No jail sentence for man who provided alcohol to teen who died in crash
By Patrick McArdle
STAFF WRITER | October 19,2013
BENNINGTON — A local man who pleaded guilty in July to enabling Randy Blair Jr., 19, to drink alcohol on the night Blair died in a crash is not expected to serve any time in jail.
The sentencing for Trevor Murray, 21, of Bennington, on a felony charge of enabling a minor to drink alcohol resulting in a fatal car crash was deferred for five years.
Murray will be on probation for that time, but if he has no further legal troubles, the felony charge will be expunged from his record.
The sentencing hearing Friday followed Murray’s change of plea in July in Bennington criminal court. He pleaded guilty to the felony and misdemeanor counts of possession of alcohol and providing false information to police in order to implicate another person.
For those charges, Murray was given prison sentences but all of the time was suspended.
Murray will be required to serve 100 hours of community service and, in particular, to speak to groups about what happened in September 2012 when Blair was killed. Those groups are expected to include high school students and people who have been convicted of driving while under the influence of alcohol.
Police said Blair crashed his truck on Mount Anthony Road in Bennington around 2:25 a.m. Sept. 2, 2012. Blair, who was the only person involved in the crash, was pronounced dead at the scene.
The truck had crashed about 75 yards from a camp that belonged to Murray’s family.
Murray admitted that he had hosted a party and that people younger than 21 had been drinking there. But he lied to police and told them only he and Blair were still at the camp before Blair crashed his truck.

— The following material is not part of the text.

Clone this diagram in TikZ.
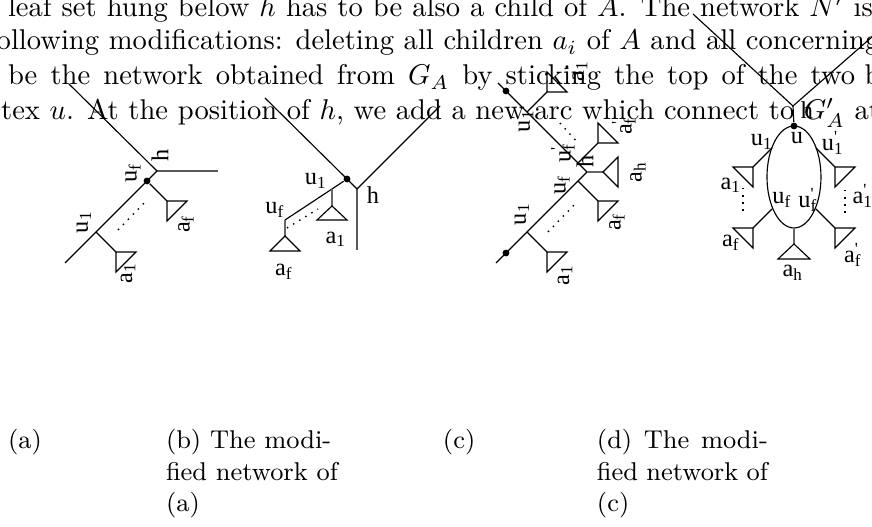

During the hearing Friday, defense attorney David Silver said Murray had made a strong effort to stop Blair from driving. Silver said Murray tried to take Blair’s keys and to pull him from the truck, but Blair insisted on driving away from the camp.
Murray apologized for the incident to the court and Blair’s family.
“Randy was obviously one of my best friends,” he said. “Not a day goes by that I don’t think about him. I know that I shouldn’t have had that party. I know if I didn’t have that party, he would probably still be here. I miss him a lot.”
Blair’s sister, Gail Stickle, and father, Randy Blair Sr., were in court Friday. Stickle told the court that she didn’t want Murray to spend time in prison. Both Stickle and Patricia Blair said they believed Murray was covering up what really happened on the night Randy Blair died.
Patricia Blair, Randy’s stepmother, was not in court but submitted a letter, read during the sentencing, in which she asked for a jail term. She said she believed a jail sentence would send a message that might prevent other people in the community younger than 21 from hosting similar drinking parties in the future.
Silver said that after a police investigation and depositions during which people who were at the camp were interviewed, he believed there were no “unanswered questions” about the night’s events.
State’s Attorney Erica Marthage said she had first thought Murray should receive a jail sentence, but after learning more about him decided “this situation needs another response, something other than jail.”
Judge Nancy Corsones said even before she heard the plea agreement that she didn’t expect to sentence Murray to jail. She said that decision might be controversial in the community because of Blair’s death, but she didn’t believe general deterrence worked to prevent teenagers from drinking.